Below are some records. Copy every line in them that holds "this".

* * * * * * *

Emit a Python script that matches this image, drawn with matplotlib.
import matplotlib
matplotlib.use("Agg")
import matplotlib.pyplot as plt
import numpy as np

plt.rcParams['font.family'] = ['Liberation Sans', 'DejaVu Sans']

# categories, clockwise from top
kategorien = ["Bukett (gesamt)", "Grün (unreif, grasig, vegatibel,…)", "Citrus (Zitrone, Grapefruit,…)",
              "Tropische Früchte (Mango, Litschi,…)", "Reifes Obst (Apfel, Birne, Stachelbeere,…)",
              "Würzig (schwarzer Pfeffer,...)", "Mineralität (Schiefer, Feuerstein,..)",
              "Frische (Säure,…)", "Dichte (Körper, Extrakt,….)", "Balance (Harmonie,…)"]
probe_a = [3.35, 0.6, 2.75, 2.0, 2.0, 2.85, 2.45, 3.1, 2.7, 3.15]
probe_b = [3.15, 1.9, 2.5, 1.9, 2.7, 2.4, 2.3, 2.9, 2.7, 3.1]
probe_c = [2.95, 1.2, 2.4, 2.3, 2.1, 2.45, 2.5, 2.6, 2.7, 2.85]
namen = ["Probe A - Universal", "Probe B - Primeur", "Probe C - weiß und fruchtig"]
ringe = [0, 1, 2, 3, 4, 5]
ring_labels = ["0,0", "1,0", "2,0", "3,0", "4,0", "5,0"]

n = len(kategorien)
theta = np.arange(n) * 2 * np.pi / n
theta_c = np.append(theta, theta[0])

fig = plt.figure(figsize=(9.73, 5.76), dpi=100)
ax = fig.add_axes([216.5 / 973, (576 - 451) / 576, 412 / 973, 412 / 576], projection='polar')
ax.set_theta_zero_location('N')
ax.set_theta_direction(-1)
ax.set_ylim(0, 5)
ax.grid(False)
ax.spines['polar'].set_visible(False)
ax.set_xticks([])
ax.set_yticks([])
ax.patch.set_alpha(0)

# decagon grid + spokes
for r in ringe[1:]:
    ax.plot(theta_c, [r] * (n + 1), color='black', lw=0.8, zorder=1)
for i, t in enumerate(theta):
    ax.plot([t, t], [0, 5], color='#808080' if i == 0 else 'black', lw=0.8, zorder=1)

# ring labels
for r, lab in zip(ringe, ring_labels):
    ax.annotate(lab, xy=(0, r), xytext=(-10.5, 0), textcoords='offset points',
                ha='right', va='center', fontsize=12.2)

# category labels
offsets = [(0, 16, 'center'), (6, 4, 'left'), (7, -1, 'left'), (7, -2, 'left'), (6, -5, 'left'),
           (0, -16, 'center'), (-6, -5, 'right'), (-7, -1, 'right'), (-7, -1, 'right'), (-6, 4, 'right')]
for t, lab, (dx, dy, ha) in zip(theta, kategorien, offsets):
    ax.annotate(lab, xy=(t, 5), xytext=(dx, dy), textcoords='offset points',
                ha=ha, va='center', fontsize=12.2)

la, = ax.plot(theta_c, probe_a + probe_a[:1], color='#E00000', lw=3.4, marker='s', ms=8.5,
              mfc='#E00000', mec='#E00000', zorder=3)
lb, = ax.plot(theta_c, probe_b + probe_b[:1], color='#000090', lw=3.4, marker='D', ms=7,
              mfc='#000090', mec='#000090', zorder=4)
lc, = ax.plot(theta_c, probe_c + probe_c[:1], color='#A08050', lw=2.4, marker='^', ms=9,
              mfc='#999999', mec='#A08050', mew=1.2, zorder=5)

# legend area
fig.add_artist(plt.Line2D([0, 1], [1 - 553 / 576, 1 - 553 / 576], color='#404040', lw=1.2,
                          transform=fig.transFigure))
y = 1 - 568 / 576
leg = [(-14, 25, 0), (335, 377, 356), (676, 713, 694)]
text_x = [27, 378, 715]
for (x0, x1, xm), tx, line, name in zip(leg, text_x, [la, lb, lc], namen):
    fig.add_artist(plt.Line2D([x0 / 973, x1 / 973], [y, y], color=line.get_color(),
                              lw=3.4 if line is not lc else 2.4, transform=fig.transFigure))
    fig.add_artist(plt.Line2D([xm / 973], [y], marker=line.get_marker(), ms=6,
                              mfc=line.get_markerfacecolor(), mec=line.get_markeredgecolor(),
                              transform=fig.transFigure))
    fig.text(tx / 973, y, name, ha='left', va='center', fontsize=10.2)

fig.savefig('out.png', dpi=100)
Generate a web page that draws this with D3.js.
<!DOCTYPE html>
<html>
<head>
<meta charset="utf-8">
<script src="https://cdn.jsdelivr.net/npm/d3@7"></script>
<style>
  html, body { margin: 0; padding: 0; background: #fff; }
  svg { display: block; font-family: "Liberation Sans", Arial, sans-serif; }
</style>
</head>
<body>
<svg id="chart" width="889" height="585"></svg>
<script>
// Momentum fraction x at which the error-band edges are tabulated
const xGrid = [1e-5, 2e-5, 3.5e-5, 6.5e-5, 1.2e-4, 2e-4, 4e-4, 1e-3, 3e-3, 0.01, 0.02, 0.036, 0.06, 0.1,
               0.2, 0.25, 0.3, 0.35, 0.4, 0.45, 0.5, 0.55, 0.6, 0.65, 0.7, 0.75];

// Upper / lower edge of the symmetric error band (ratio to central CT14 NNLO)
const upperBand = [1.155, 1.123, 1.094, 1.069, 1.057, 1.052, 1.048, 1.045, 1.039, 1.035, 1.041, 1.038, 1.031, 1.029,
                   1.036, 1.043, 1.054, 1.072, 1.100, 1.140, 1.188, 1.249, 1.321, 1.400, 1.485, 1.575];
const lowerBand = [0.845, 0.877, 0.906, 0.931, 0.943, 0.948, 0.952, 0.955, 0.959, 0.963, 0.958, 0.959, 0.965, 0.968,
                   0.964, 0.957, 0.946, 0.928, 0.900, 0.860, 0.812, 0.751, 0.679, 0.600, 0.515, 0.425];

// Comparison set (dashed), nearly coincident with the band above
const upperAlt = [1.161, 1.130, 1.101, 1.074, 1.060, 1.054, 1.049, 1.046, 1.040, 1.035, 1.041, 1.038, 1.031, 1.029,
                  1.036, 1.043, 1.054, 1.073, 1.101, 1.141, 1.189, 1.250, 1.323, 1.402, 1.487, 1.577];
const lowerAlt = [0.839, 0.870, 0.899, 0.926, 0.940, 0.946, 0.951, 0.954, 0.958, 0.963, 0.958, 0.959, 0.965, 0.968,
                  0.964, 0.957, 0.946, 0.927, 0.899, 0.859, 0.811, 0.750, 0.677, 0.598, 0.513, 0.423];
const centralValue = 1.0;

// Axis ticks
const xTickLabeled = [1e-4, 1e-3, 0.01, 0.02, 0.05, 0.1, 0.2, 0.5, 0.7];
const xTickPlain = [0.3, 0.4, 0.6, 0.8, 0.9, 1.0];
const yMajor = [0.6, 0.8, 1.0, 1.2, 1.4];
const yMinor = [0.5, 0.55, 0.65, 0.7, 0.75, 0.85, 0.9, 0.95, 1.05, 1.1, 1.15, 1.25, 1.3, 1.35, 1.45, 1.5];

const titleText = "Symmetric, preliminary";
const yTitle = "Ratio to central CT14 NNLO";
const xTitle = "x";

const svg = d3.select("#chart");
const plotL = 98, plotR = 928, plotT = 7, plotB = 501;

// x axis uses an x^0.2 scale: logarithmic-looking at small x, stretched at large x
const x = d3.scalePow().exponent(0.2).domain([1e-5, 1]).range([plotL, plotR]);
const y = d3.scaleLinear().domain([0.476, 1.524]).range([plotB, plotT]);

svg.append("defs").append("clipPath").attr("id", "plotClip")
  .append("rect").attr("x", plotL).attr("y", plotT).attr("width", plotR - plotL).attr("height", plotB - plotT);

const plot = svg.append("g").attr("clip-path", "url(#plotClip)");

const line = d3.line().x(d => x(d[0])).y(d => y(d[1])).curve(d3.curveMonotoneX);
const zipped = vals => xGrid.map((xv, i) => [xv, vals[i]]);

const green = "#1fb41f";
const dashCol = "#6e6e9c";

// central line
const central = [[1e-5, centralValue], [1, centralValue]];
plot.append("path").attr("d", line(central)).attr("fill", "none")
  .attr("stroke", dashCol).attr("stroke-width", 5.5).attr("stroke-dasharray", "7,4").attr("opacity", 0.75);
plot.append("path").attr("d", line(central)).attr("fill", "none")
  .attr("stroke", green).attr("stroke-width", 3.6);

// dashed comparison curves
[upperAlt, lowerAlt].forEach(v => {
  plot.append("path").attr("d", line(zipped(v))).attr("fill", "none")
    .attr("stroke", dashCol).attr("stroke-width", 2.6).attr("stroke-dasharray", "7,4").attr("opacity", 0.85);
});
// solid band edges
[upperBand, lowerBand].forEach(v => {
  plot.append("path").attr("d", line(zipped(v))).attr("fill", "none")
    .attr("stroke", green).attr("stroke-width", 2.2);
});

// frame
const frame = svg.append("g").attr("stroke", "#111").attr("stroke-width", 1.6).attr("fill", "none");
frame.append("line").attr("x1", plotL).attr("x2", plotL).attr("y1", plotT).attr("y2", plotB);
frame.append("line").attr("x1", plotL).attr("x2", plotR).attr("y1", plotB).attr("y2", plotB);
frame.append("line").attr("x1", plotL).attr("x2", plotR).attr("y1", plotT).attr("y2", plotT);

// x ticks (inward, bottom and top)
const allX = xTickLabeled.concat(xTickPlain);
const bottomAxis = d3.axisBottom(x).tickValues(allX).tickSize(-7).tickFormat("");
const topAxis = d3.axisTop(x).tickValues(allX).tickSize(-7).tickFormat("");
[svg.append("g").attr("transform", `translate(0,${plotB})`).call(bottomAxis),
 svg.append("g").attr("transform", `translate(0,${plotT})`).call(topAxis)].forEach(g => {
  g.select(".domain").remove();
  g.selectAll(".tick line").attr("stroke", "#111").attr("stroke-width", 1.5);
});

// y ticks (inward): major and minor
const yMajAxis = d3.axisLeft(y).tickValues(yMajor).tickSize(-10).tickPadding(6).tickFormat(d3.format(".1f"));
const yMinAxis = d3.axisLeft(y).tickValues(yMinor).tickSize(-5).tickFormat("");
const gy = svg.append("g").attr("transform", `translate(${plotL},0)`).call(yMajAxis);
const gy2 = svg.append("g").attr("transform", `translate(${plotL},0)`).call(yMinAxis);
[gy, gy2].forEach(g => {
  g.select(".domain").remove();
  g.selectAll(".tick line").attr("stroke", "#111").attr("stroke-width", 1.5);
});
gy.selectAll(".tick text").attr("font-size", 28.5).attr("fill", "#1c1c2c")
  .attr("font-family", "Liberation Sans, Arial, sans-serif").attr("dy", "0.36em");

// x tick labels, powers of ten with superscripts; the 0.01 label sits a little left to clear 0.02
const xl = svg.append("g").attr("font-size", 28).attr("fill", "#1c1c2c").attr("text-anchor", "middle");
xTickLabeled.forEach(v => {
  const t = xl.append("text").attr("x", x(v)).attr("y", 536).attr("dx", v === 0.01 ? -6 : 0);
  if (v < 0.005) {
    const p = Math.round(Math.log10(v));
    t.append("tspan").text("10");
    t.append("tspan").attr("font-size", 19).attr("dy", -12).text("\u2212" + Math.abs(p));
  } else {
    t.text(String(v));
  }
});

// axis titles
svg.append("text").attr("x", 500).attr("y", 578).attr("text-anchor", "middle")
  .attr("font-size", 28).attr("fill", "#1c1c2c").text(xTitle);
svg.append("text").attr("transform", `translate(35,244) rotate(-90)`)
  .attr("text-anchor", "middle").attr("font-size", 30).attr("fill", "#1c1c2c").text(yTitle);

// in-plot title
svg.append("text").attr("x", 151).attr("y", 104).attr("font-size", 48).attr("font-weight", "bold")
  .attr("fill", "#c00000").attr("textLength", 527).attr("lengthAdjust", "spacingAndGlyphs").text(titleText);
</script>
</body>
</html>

* * * * * * *

TASK OUTPUT
Emit a Python script that matches this image, drawn with matplotlib.
Generate a web page that draws this with D3.js.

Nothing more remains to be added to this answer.